The cost of diapers, formula, day care and more, all add up. Many expenses begin accumulating even before a baby is born.

“Prenatal care and childbirth are very expensive,” says Jamie Daw, an associate professor of health policy and management at Columbia Mailman School of Public Health.  

“It can be tricky to figure out the costs of anything in the U.S. health care system.”

That’s especially true during pregnancy, when you want to focus on more important things, like your health and the health of your baby.

Experts say it’s important not to forego recommended care to save money, but if the costs and bureaucracy of the insurance process seem daunting, there are tips to keep in mind to help you prepare.  

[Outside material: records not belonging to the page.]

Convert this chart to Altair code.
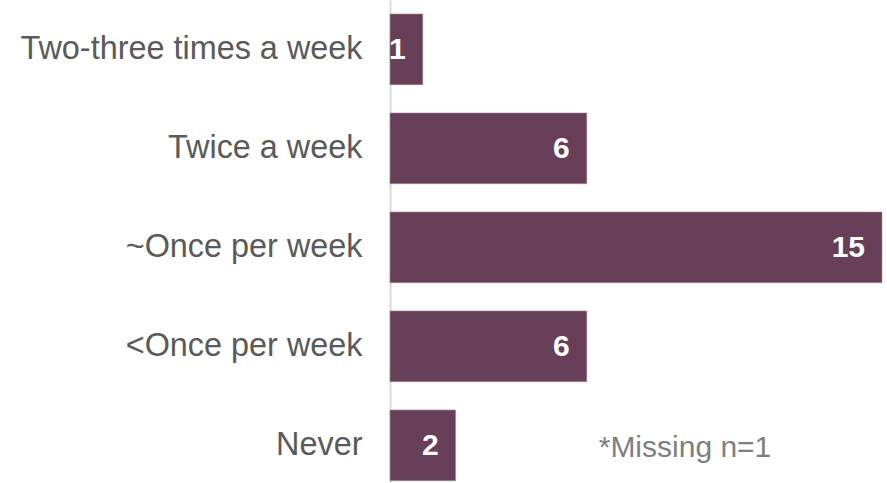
import altair as alt
import pandas as pd

categories = ["Two-three times a week", "Twice a week", "~Once per week", "<Once per week", "Never"]
counts = [1, 6, 15, 6, 2]
note_text = "*Missing n=1"

df = pd.DataFrame({"cat": categories, "n": counts})

BAR = "#673F58"
FONT = "Arial, Liberation Sans, sans-serif"

y_enc = alt.Y(
    "cat:N",
    sort=categories,
    scale=alt.Scale(paddingInner=0.285, paddingOuter=0.082, align=0.86),
    axis=alt.Axis(
        title=None,
        ticks=False,
        tickSize=0,
        grid=False,
        domain=True,
        domainColor="#D9D9D9",
        domainWidth=2,
        labelFont=FONT,
        labelFontSize=32.4,
        labelColor="#5A5A5A",
        labelPadding=28,
        labelLimit=400,
    ),
)
x_enc = alt.X("n:Q", scale=alt.Scale(domain=[0, 15], nice=False, zero=True), axis=None)

bars = alt.Chart(df).mark_bar(color=BAR, stroke="#A88A9C", strokeWidth=0.6).encode(x=x_enc, y=y_enc)

labels = alt.Chart(df).mark_text(
    align="right", baseline="middle", dx=-17, dy=1,
    font=FONT, fontSize=30, fontWeight="bold", color="white",
).encode(x=x_enc, y=y_enc, text="n:Q")

note = alt.Chart(pd.DataFrame({"t": [note_text]})).mark_text(
    align="center", baseline="middle", font=FONT, fontSize=30, color="#7F7F7F",
).encode(x=alt.value(295), y=alt.value(448), text="t:N")

chart = alt.layer(bars, labels, note).properties(
    width=492,
    height=483,
    autosize=alt.AutoSizeParams(type="none"),
    padding={"left": 390, "top": 0, "right": 5, "bottom": 0},
).configure(background="white").configure_view(stroke=None, strokeWidth=0)

chart.save("out.html", embed_options={"renderer": "svg", "actions": False})
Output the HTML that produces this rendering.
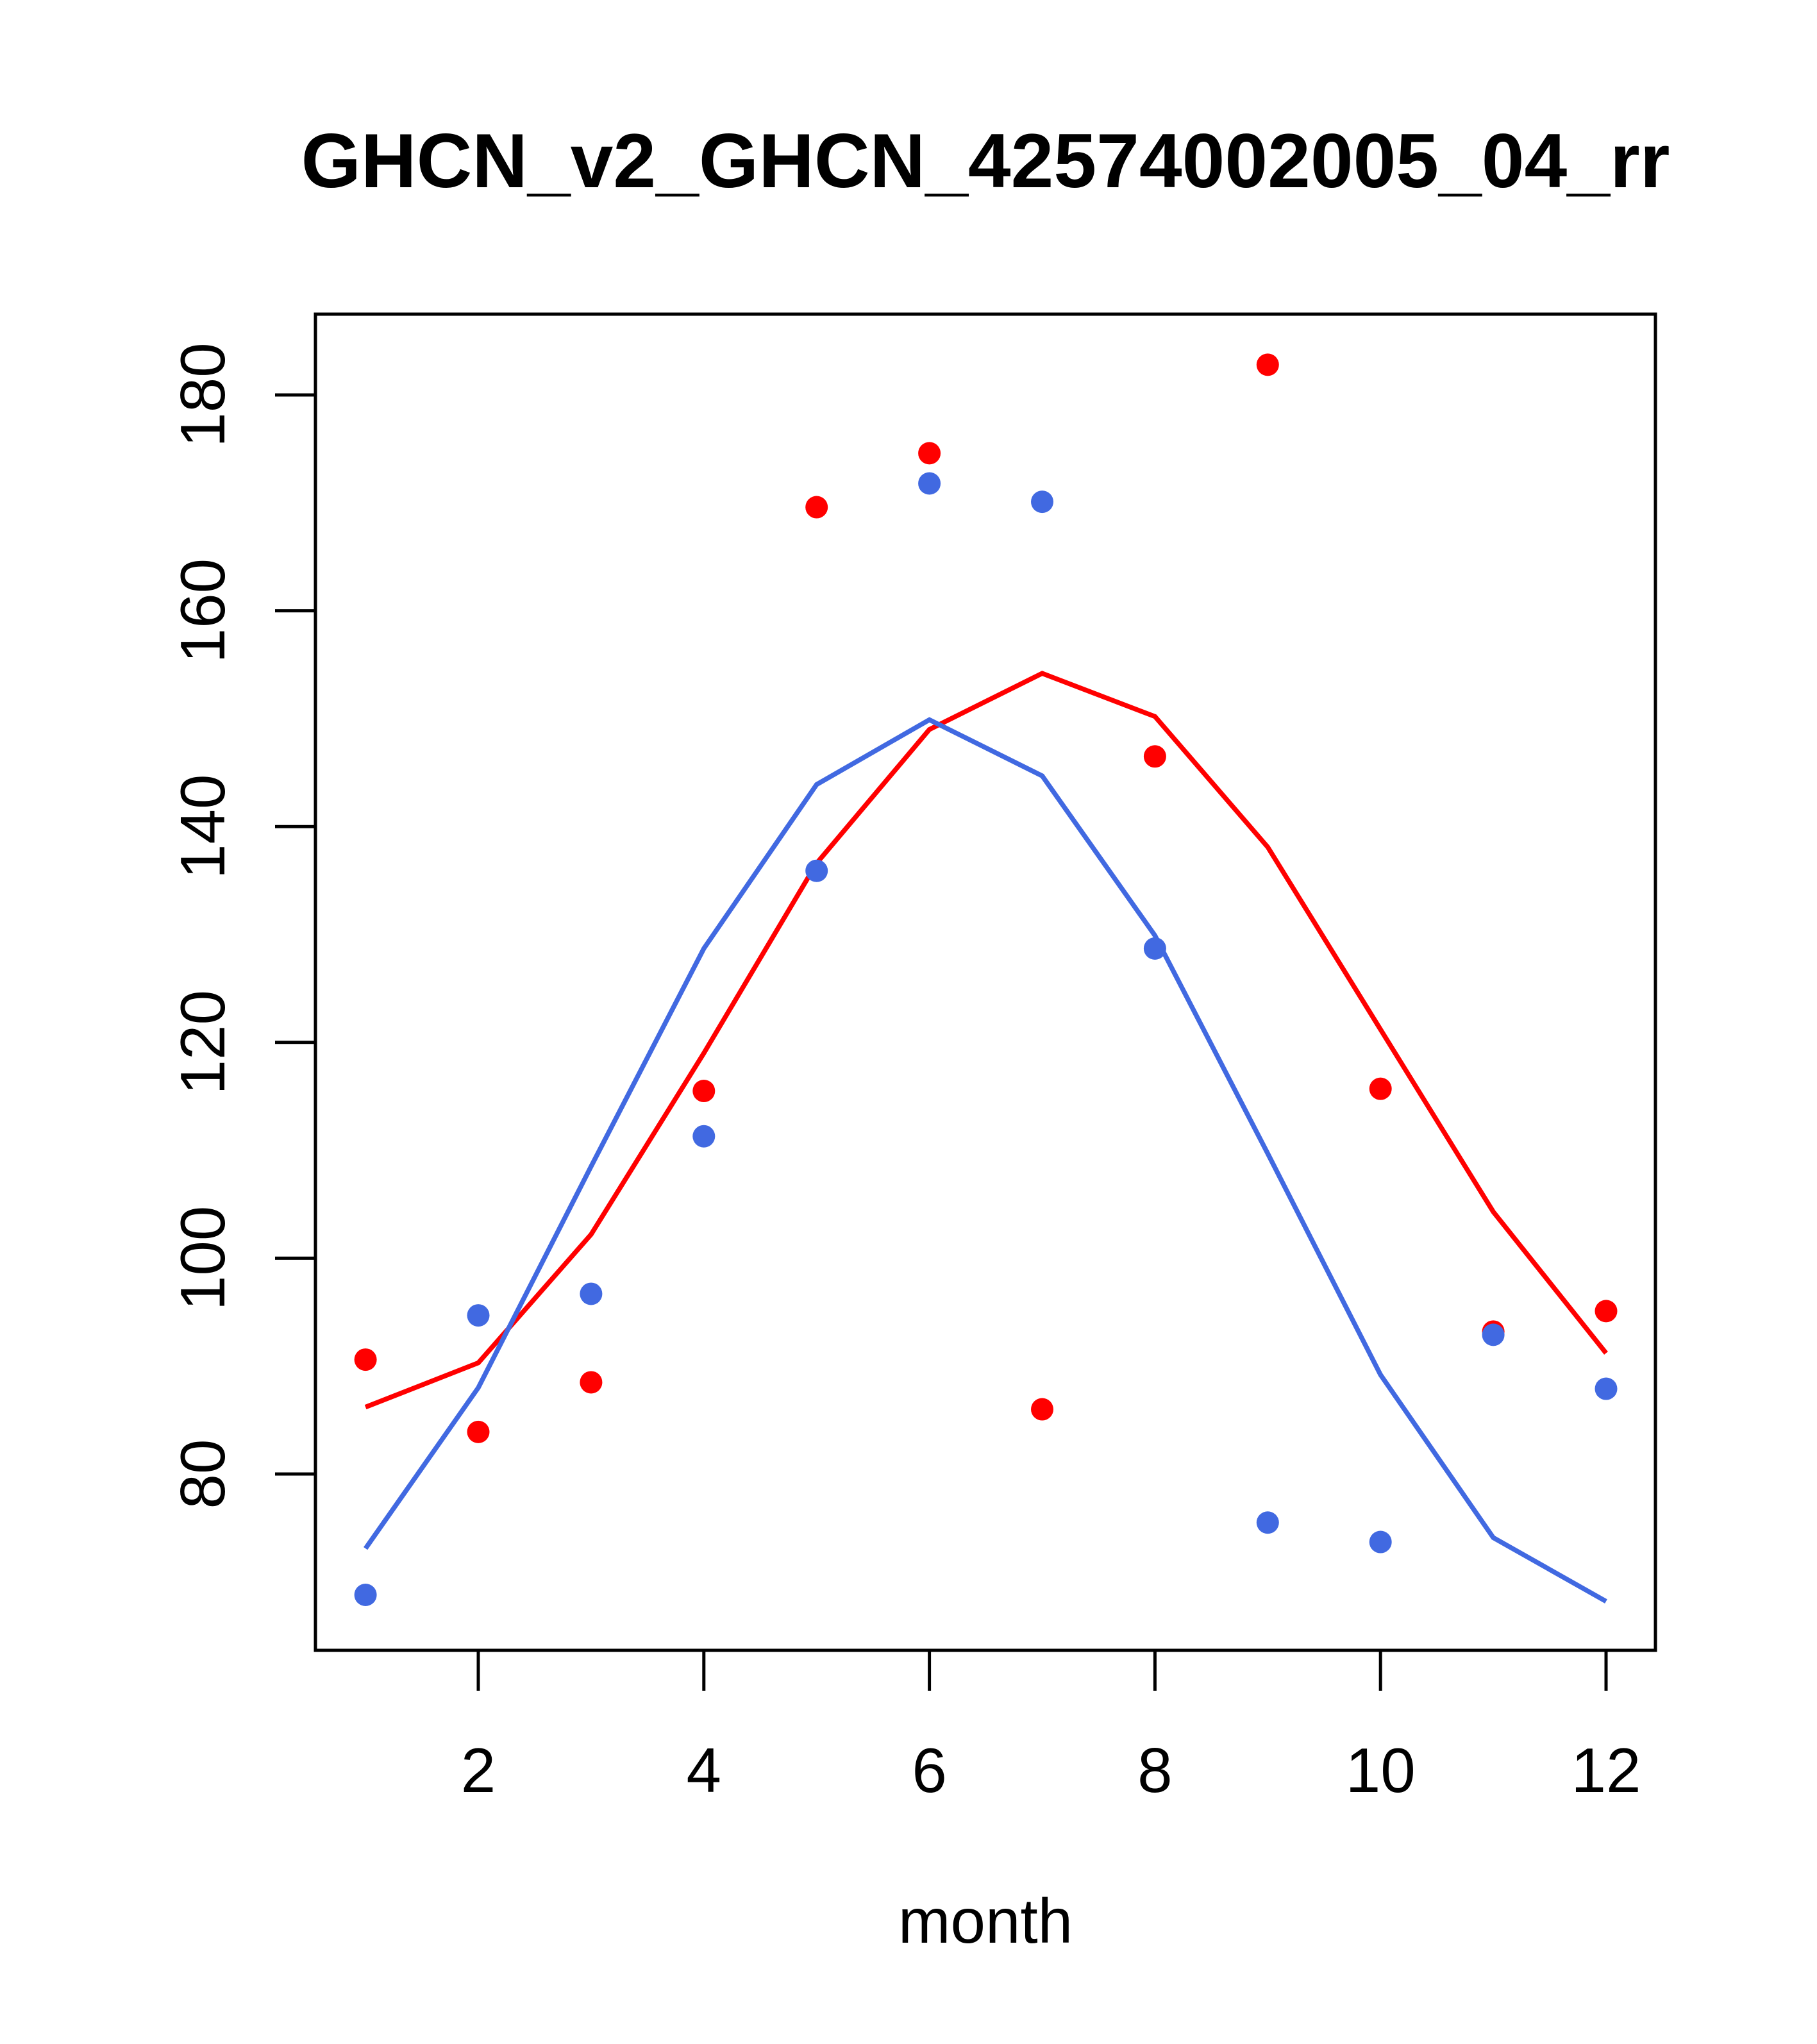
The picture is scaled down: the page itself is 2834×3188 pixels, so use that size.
<!DOCTYPE html>
<html><head><meta charset="utf-8"><style>html,body{margin:0;padding:0;background:#fff}svg{display:block}</style></head>
<body>
<svg id="chart" width="2834" height="3188" viewBox="0 0 2834 3188" xmlns="http://www.w3.org/2000/svg" font-family="Liberation Sans, sans-serif">
<rect width="2834" height="3188" fill="#fff"/>
<text x="1537" y="292" font-size="120" font-weight="bold" text-anchor="middle">GHCN_v2_GHCN_42574002005_04_rr</text>
<rect x="492" y="490" width="2090" height="2084" fill="none" stroke="#000" stroke-width="5"/>
<text x="1537" y="3030" font-size="98" text-anchor="middle">month</text>
<g id="xaxis"></g>
<g id="yaxis"></g>
<g id="series"></g>
</svg>
<script>
const months = [1,2,3,4,5,6,7,8,9,10,11,12];
const redPoints = [90.6,83.9,88.5,115.5,169.6,174.6,86.0,146.5,182.8,115.7,93.2,95.1];
const bluePoints = [68.8,94.7,96.7,111.3,135.9,171.8,170.1,128.7,75.5,73.7,92.9,87.9];
const redLine = [86.2,90.3,102.2,119.0,136.6,149.0,154.2,150.2,138.1,121.2,104.3,91.2];
const blueLine = [73.1,88.0,108.5,128.7,143.9,149.9,144.7,129.9,109.7,89.2,74.1,68.2];
const xTicks = [2,4,6,8,10,12];
const yTicks = [80,100,120,140,160,180];

const NS = "http://www.w3.org/2000/svg";
const xs = m => 746 + (m - 2) * 175.9;
const ys = v => 2299 - (v - 80) * 16.83;
function mk(tag, attrs, parent){const e=document.createElementNS(NS,tag);for(const k in attrs)e.setAttribute(k,attrs[k]);parent.appendChild(e);return e;}
const xa=document.getElementById('xaxis'), ya=document.getElementById('yaxis'), sg=document.getElementById('series');
mk('line',{x1:xs(2),x2:xs(12),y1:2574,y2:2574,stroke:'#000','stroke-width':5},xa);
xTicks.forEach(t=>{
  const l=mk('line',{x1:xs(t),x2:xs(t),y1:2574,y2:2637,stroke:'#000','stroke-width':5},xa);
  
  
  const tx=mk('text',{x:xs(t),y:2795,'font-size':98,'text-anchor':'middle'},xa);
  tx.textContent=t;
  
  
});
mk('line',{x1:492,x2:492,y1:ys(80),y2:ys(180),stroke:'#000','stroke-width':5},ya);
yTicks.forEach(t=>{
  const l=mk('line',{x1:429,x2:492,y1:ys(t),y2:ys(t),stroke:'#000','stroke-width':5},ya);
  
  
  const tx=mk('text',{x:0,y:0,'font-size':98,'text-anchor':'middle',transform:`translate(350,${ys(t)}) rotate(-90)`},ya);
  tx.textContent=t;
  
  
});
function line(vals,color,name){
  const p=mk('polyline',{points:vals.map((v,i)=>xs(months[i])+','+ys(v)).join(' '),fill:'none',stroke:color,'stroke-width':7.5},sg);
  
  
}
function pts(vals,color,name){
  vals.forEach((v,i)=>{
    const c=mk('circle',{cx:xs(months[i]),cy:ys(v),r:17.5,fill:color},sg);
    
    
  });
}
line(redLine,'#ff0000','red-line');
line(blueLine,'#4169e1','blue-line');
pts(redPoints,'#ff0000','red-point');
pts(bluePoints,'#4169e1','blue-point');
</script>
</body></html>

First, if you’re not already insured, look into getting medical coverage as soon as possible. 

You can start by researching Medicaid options. Even if you were not previously eligible for Medicaid, you might qualify while pregnant, regardless of immigration status.

“Pregnancy Medicaid is required for all states to offer,” says Daw, “and actually, almost half of all births in the US are covered by Medicaid.”

If you qualify, Medicaid will help cover virtually all costs associated with prenatal care and delivery. If your income makes you ineligible, there are other options to consider.  

“You can get emergency Medicaid that will at least cover the costs of your delivery,” says Daw.  

In some states, pregnancy also allows you an opportunity to sign up for marketplace insurance outside regular enrollment periods.

Once you are insured, you can prevent some unexpected costs by finding an in-network OBGYN —meaning your appointments will be covered by your insurance plan.

Making sure your OBGYN is in-network is crucial, but Daw says there’s another important consideration. “You want to make sure that if you’re seeing that provider, the hospital they’re affiliated with is also in network.”  

Once you’re insured, and you’ve checked that your doctor and hospital are in network, you’ll also want to find out what care is and is not covered under your plan.

“Under the Affordable Care Act, prenatal care is exempt from your deductible and has to be covered at no cost to you. So that means there’s no co-payments for your prenatal care,” Daw explains.  

However, that only covers doctor’s visits. Procedures like bloodwork and ultrasounds may not be covered in your plan. 

Then there are the costs associated with delivery, which can vary widely depending on the type of delivery and even which hospital you go to.  

“I think the average vaginal birth costs out of pocket around $2,600 for the average cesarean birth for someone who’s privately insured is closer to $4000.” 

With so many variables, it’s hard to predict exactly what prenatal care and delivery will cost. 

But most insurers have online tools that will allow you to estimate a range so you have some idea what to expect. Experts suggest doing your research well before you’re in labor, so when the time comes you can focus on giving birth, and not worry about the math.  

“It’s not incredibly transparent,” says Daw. “It requires patients to do a little digging, unfortunately, but it’s worth spending the time to try to get those answers in advance.”